>>>

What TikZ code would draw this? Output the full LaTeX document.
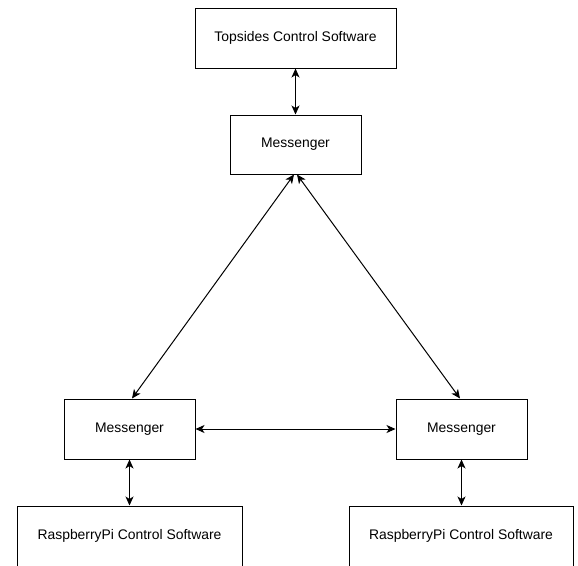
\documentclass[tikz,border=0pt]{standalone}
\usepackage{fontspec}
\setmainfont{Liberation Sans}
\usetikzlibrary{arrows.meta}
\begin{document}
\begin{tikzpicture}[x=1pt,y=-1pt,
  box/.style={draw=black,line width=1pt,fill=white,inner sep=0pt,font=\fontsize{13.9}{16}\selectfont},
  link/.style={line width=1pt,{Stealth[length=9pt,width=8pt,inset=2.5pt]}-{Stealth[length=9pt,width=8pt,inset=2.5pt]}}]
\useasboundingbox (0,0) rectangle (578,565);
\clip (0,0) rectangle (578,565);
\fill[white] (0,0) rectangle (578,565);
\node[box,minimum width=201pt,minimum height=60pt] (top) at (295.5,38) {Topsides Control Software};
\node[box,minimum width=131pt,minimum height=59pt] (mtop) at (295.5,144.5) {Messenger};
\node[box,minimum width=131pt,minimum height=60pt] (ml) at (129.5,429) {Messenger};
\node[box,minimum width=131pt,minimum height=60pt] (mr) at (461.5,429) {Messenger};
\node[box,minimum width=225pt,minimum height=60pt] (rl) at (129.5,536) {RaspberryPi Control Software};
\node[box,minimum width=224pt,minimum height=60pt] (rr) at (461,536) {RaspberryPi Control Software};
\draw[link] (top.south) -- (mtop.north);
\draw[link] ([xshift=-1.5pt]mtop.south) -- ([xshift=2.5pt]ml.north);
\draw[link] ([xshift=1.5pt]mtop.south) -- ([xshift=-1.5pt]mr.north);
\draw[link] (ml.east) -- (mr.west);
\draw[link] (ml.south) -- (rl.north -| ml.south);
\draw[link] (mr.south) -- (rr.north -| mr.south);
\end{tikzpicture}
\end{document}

<<<
>>>

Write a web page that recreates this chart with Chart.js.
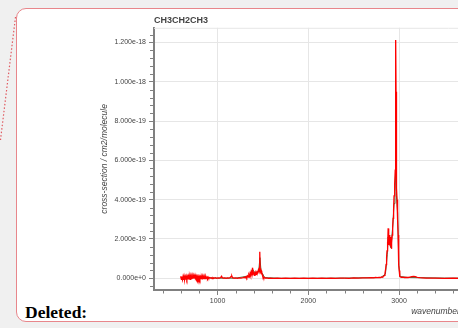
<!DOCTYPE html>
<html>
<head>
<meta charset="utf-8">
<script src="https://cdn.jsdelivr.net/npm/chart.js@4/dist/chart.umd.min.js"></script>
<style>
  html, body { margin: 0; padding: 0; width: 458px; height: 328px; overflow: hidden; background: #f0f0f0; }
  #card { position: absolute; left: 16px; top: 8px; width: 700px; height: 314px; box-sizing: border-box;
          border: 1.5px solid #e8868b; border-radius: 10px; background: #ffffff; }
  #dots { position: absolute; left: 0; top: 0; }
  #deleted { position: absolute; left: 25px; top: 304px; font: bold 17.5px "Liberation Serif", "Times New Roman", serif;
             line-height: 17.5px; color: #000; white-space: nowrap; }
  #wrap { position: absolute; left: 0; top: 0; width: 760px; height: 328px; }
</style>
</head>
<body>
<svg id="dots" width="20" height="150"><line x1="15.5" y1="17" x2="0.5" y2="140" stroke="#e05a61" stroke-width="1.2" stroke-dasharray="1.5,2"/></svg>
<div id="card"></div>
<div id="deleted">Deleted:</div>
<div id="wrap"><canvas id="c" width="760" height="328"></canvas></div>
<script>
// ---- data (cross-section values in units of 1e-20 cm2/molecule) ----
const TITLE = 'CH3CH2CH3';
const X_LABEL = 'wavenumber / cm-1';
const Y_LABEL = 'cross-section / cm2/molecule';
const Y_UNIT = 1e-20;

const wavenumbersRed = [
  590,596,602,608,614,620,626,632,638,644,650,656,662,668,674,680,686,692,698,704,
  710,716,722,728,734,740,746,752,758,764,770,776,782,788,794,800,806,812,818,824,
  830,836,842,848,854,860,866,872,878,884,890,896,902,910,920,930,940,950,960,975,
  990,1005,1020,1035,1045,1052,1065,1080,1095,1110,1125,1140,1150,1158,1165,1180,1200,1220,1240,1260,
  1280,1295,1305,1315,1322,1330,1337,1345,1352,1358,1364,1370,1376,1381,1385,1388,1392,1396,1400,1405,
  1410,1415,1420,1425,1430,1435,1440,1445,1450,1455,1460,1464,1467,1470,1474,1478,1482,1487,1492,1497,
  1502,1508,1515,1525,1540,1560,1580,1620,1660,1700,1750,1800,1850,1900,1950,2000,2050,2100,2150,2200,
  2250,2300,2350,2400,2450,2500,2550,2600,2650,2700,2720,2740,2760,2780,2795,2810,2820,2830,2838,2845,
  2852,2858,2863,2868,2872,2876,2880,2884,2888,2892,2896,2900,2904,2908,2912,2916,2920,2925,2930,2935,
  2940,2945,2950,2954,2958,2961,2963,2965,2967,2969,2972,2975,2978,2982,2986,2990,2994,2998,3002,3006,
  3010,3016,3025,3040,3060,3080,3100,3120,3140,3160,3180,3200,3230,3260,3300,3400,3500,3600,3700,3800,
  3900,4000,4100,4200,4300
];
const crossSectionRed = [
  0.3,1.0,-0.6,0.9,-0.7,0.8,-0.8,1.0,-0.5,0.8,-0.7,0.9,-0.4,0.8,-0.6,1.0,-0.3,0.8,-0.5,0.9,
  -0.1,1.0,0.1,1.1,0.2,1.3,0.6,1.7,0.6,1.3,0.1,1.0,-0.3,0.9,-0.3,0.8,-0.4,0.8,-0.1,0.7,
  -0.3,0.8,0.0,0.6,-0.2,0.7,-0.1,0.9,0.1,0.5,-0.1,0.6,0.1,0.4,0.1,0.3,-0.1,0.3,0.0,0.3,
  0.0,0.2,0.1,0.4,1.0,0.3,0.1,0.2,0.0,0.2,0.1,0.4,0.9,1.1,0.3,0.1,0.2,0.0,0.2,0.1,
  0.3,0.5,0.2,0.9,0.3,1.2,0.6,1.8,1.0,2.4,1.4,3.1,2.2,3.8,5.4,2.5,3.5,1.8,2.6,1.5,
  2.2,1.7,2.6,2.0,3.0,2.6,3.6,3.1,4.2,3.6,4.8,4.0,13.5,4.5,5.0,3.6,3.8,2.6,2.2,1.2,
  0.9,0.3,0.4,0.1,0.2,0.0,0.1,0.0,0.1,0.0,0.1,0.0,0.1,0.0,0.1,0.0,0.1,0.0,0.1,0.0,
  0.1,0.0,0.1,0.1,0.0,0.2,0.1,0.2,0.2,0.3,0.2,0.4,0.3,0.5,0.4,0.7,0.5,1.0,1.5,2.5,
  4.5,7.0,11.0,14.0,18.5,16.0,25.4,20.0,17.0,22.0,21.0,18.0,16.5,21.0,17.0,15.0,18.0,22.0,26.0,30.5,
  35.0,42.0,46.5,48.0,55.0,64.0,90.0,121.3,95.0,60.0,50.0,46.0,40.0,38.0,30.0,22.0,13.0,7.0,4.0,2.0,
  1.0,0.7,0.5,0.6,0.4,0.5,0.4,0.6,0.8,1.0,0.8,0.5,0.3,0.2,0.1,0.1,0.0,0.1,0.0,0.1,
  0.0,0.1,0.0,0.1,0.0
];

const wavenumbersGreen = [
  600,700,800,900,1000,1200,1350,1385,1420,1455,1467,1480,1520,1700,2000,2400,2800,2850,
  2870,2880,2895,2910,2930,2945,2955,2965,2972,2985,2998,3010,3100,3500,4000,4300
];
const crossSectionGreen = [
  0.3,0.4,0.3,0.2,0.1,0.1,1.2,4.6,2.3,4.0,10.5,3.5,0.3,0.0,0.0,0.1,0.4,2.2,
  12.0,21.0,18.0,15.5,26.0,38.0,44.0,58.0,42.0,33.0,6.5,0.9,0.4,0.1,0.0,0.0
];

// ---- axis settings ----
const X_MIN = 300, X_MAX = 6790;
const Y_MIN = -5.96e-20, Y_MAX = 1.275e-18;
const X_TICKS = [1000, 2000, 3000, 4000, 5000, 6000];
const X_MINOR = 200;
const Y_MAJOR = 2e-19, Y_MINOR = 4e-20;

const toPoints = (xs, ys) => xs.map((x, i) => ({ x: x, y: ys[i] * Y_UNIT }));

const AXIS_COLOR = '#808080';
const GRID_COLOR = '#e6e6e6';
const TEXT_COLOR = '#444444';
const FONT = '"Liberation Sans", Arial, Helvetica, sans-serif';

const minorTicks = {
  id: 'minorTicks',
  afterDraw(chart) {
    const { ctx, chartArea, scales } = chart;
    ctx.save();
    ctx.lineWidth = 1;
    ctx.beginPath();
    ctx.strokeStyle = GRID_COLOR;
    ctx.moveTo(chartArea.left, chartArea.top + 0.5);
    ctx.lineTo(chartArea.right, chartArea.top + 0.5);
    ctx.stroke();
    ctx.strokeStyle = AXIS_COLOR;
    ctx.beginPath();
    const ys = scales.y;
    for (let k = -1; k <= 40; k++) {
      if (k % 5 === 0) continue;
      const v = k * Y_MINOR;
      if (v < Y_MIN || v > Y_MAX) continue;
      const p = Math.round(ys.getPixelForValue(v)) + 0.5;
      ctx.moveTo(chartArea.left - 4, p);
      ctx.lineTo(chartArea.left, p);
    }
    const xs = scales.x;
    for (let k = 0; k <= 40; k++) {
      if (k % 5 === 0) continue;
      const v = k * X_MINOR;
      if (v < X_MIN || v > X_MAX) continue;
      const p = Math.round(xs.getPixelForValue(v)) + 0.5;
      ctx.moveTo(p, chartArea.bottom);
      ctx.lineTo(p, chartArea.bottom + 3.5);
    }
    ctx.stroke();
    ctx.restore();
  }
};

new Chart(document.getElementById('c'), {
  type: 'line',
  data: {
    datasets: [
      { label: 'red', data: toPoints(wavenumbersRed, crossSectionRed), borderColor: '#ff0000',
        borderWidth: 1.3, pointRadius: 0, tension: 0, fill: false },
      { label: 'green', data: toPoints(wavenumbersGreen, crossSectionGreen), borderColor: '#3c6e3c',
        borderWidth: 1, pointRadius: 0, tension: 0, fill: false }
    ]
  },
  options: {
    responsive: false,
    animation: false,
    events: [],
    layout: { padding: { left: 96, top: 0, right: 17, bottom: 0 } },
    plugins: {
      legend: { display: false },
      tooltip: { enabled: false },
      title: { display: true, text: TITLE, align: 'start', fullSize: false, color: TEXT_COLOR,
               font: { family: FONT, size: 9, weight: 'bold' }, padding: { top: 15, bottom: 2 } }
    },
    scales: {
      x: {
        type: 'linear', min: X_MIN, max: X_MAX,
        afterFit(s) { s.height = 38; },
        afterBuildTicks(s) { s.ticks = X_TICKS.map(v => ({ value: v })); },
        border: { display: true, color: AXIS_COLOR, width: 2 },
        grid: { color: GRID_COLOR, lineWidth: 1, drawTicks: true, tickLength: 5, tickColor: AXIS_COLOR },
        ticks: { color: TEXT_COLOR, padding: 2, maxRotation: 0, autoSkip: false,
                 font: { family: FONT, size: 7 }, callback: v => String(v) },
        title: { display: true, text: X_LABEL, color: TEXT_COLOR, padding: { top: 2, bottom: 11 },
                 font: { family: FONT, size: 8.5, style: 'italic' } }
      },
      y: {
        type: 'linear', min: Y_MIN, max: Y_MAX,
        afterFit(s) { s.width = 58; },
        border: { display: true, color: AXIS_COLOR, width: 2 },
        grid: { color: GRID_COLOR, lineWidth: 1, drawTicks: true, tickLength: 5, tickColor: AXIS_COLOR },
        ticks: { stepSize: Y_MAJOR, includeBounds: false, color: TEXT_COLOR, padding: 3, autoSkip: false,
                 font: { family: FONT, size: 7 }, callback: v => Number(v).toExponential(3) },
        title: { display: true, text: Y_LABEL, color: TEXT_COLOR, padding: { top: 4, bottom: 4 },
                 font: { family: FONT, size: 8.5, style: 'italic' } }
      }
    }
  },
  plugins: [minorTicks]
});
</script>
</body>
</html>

<<<

Pictures excluded, retype exactly the lines running from the one with "Write a web" through the one with "const Y_UNIT = 1e-20;". Include both end lines and nothing more.

• [EXERCISE SOLUTION]:
Write a web page that recreates this chart with Chart.js.
<!DOCTYPE html>
<html>
<head>
<meta charset="utf-8">
<script src="https://cdn.jsdelivr.net/npm/chart.js@4/dist/chart.umd.min.js"></script>
<style>
  html, body { margin: 0; padding: 0; width: 458px; height: 328px; overflow: hidden; background: #f0f0f0; }
  #card { position: absolute; left: 16px; top: 8px; width: 700px; height: 314px; box-sizing: border-box;
          border: 1.5px solid #e8868b; border-radius: 10px; background: #ffffff; }
  #dots { position: absolute; left: 0; top: 0; }
  #deleted { position: absolute; left: 25px; top: 304px; font: bold 17.5px "Liberation Serif", "Times New Roman", serif;
             line-height: 17.5px; color: #000; white-space: nowrap; }
  #wrap { position: absolute; left: 0; top: 0; width: 760px; height: 328px; }
</style>
</head>
<body>
<svg id="dots" width="20" height="150"><line x1="15.5" y1="17" x2="0.5" y2="140" stroke="#e05a61" stroke-width="1.2" stroke-dasharray="1.5,2"/></svg>
<div id="card"></div>
<div id="deleted">Deleted:</div>
<div id="wrap"><canvas id="c" width="760" height="328"></canvas></div>
<script>
// ---- data (cross-section values in units of 1e-20 cm2/molecule) ----
const TITLE = 'CH3CH2CH3';
const X_LABEL = 'wavenumber / cm-1';
const Y_LABEL = 'cross-section / cm2/molecule';
const Y_UNIT = 1e-20;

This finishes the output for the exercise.